Enfin, l’État a un rôle primordial à jouer dans le processus de mise en place de la gestion décentralisée et dans son accompagnement. Il est en effet très rare que les agriculteurs, même confrontés à la rareté, prennent l’initiative de monter eux-mêmes une structure de gestion ; et l’expérience prouve que les avantages différés d’une gestion durable, avec un régime d’exploitation stabilisé, ne sont en général pas suffisants pour faire accepter les restrictions qui s’imposent sur le court terme.

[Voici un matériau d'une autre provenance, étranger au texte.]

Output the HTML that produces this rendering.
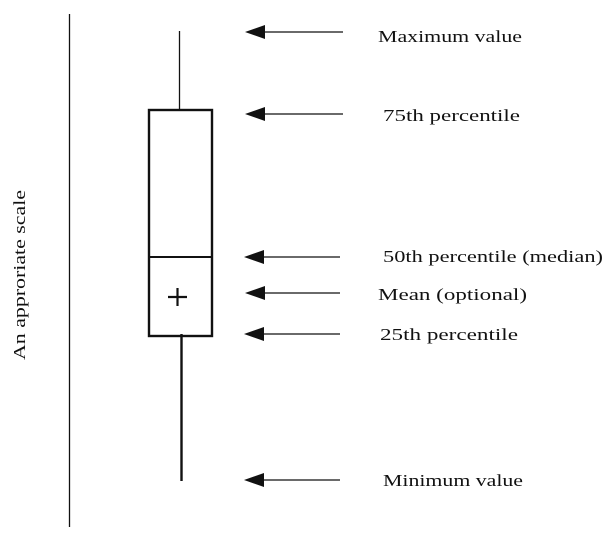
<!DOCTYPE html>
<html><head><style>
body{margin:0;background:#fff;}
svg{display:block}
text{font-family:"Liberation Serif",serif;font-size:17px;fill:#111}
</style></head><body>
<svg width="615" height="539" viewBox="0 0 615 539" xmlns="http://www.w3.org/2000/svg">
<line x1="69.5" y1="14" x2="69.5" y2="527" stroke="#111" stroke-width="1.3"/>
<text transform="translate(25,360) rotate(-90)" font-size="15" textLength="170" lengthAdjust="spacingAndGlyphs">An  approriate  scale</text>
<line x1="179.5" y1="31" x2="179.5" y2="110" stroke="#111" stroke-width="1.3"/>
<rect x="149" y="110" width="63" height="226" fill="none" stroke="#111" stroke-width="2.4"/>
<line x1="149" y1="257" x2="212" y2="257" stroke="#111" stroke-width="2"/>
<line x1="168" y1="297" x2="187" y2="297" stroke="#111" stroke-width="2.2"/>
<line x1="177.5" y1="288" x2="177.5" y2="306" stroke="#111" stroke-width="2.2"/>
<line x1="181.5" y1="334" x2="181.5" y2="481" stroke="#111" stroke-width="2.4"/>
<g stroke="#111" stroke-width="1.3" fill="#111">
<line x1="258" y1="32" x2="343" y2="32"/><polygon points="245,32 265,25 265,39" stroke="none"/>
<line x1="258" y1="114" x2="343" y2="114"/><polygon points="245,114 265,107 265,121" stroke="none"/>
<line x1="258" y1="257" x2="340" y2="257"/><polygon points="244,257 264,250 264,264" stroke="none"/>
<line x1="258" y1="293" x2="340" y2="293"/><polygon points="245,293 265,286 265,300" stroke="none"/>
<line x1="258" y1="334" x2="340" y2="334"/><polygon points="244,334 264,327 264,341" stroke="none"/>
<line x1="258" y1="480" x2="340" y2="480"/><polygon points="244,480 264,473 264,487" stroke="none"/>
</g>
<text x="378" y="42" textLength="144" lengthAdjust="spacingAndGlyphs">Maximum value</text>
<text x="383" y="121" textLength="137" lengthAdjust="spacingAndGlyphs">75th percentile</text>
<text x="383" y="262" textLength="220" lengthAdjust="spacingAndGlyphs">50th percentile (median)</text>
<text x="378" y="300" textLength="149" lengthAdjust="spacingAndGlyphs">Mean (optional)</text>
<text x="380" y="340" textLength="138" lengthAdjust="spacingAndGlyphs">25th percentile</text>
<text x="383" y="486" textLength="140" lengthAdjust="spacingAndGlyphs">Minimum value</text>
</svg>
</body></html>
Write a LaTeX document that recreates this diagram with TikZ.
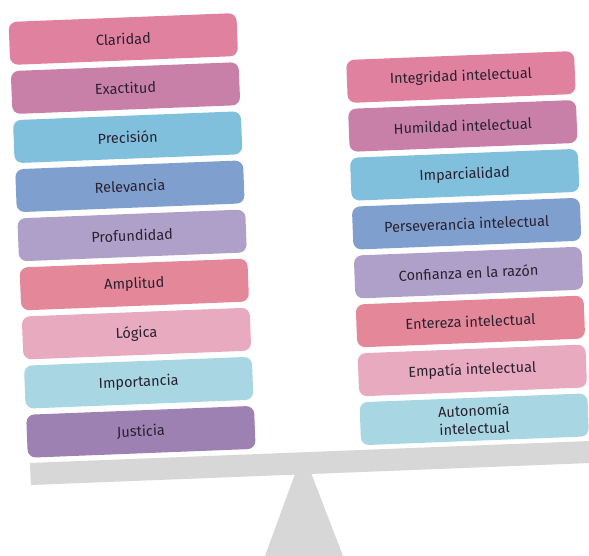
\documentclass[tikz,border=0pt]{standalone}
\usepackage{fontspec}
\setmainfont{Fira Sans}
\definecolor{cPink}{HTML}{E0819F}
\definecolor{cMauve}{HTML}{C880A8}
\definecolor{cSky}{HTML}{80C0DC}
\definecolor{cBlue}{HTML}{7F9FCE}
\definecolor{cLav}{HTML}{AEA0C8}
\definecolor{cRose}{HTML}{E48899}
\definecolor{cLight}{HTML}{E8AABF}
\definecolor{cPale}{HTML}{A8D6E3}
\definecolor{cPurple}{HTML}{9D81B2}
\definecolor{cText}{HTML}{2A2130}
\definecolor{cBeam}{HTML}{D7D7D7}
\tikzset{
  valuebox/.style={draw=none, rounded corners=8pt, minimum width=228pt,
    minimum height=43pt, inner sep=0pt, rotate=2.25, align=center,
    text=cText, font=\fontsize{14.5}{18}\selectfont},
}
\begin{document}
\begin{tikzpicture}[x=1pt,y=-1pt]
\useasboundingbox (0,0) rectangle (589,556);
\fill[white] (0,0) rectangle (589,556);

% fulcrum and beam
\fill[cBeam] (303,452) -- (343,556) -- (265,556) -- cycle;
\fill[cBeam] (30,463) -- (600,440.6) -- (600.9,462.6) -- (30.9,485) -- cycle;

% intellectual standards
\node[valuebox, fill=cPink]   (clar) at (123.3,39.0)  {Claridad};
\node[valuebox, fill=cMauve]  (exac) at (125.5,88.1)  {Exactitud};
\node[valuebox, fill=cSky]    (prec) at (127.7,137.2) {Precisión};
\node[valuebox, fill=cBlue]   (rele) at (129.9,186.3) {Relevancia};
\node[valuebox, fill=cLav]    (prof) at (132.1,235.4) {Profundidad};
\node[valuebox, fill=cRose]   (ampl) at (134.3,284.5) {Amplitud};
\node[valuebox, fill=cLight]  (logi) at (136.5,333.6) {Lógica};
\node[valuebox, fill=cPale]   (impo) at (138.7,382.7) {Importancia};
\node[valuebox, fill=cPurple] (just) at (140.9,431.8) {Justicia};

% intellectual traits
\node[valuebox, fill=cPink]  (inte) at (460.9,77.0)  {Integridad intelectual};
\node[valuebox, fill=cMauve] (humi) at (462.8,125.9) {Humildad intelectual};
\node[valuebox, fill=cSky]   (impa) at (464.7,174.8) {Imparcialidad};
\node[valuebox, fill=cBlue]  (pers) at (466.6,223.7) {Perseverancia intelectual};
\node[valuebox, fill=cLav]   (conf) at (468.5,272.6) {Confianza en la razón};
\node[valuebox, fill=cRose]  (ente) at (470.4,321.5) {Entereza intelectual};
\node[valuebox, fill=cLight] (empa) at (472.3,370.4) {Empatía intelectual};
\node[valuebox, fill=cPale]  (auto) at (474.2,419.3) {Autonomía\\intelectual};
\end{tikzpicture}
\end{document}
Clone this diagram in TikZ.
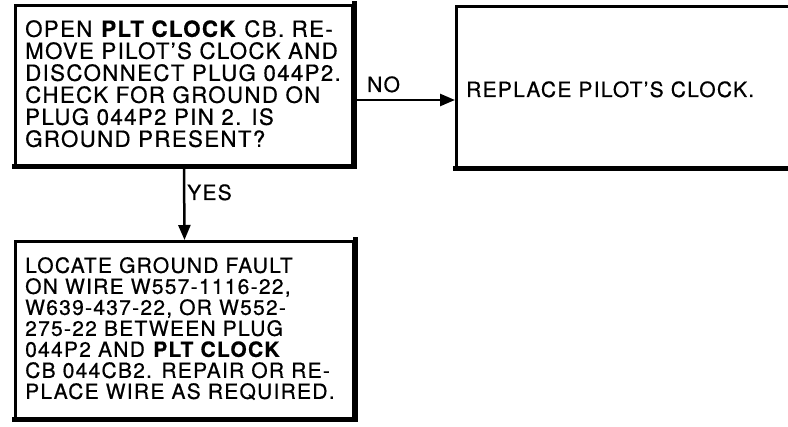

La gestion de la ressource doit alors être incorporée à un programme de développement territorial qui implique des avantages immédiats et soude le collectif.

On verra ainsi l’État encourager voire imposer la constitution de diverses structures (Comunidades de Usuarios de Aguas Subterráneas en Espagne, Highland Water Forum en Jordanie, Groupements de développement agricole en Tunisie) et de mécanismes de gestion locale (schémas d’aménagement et de gestion des eaux en France, « contrats de nappes » en cours d’élaboration au Maroc). Mais les cas de réussite (nappe de la Beauce en France, de Bsissi en Tunisie, de la Mancha orientale en Espagne, certains aquifères californiens) montrent que la détermination des communautés d’utilisateurs est essentielle pour surmonter la surexploitation et partager la ressource. C’est la complémentarité de ces démarches que l’AFD encourage et accompagne dans la région Méditerranée.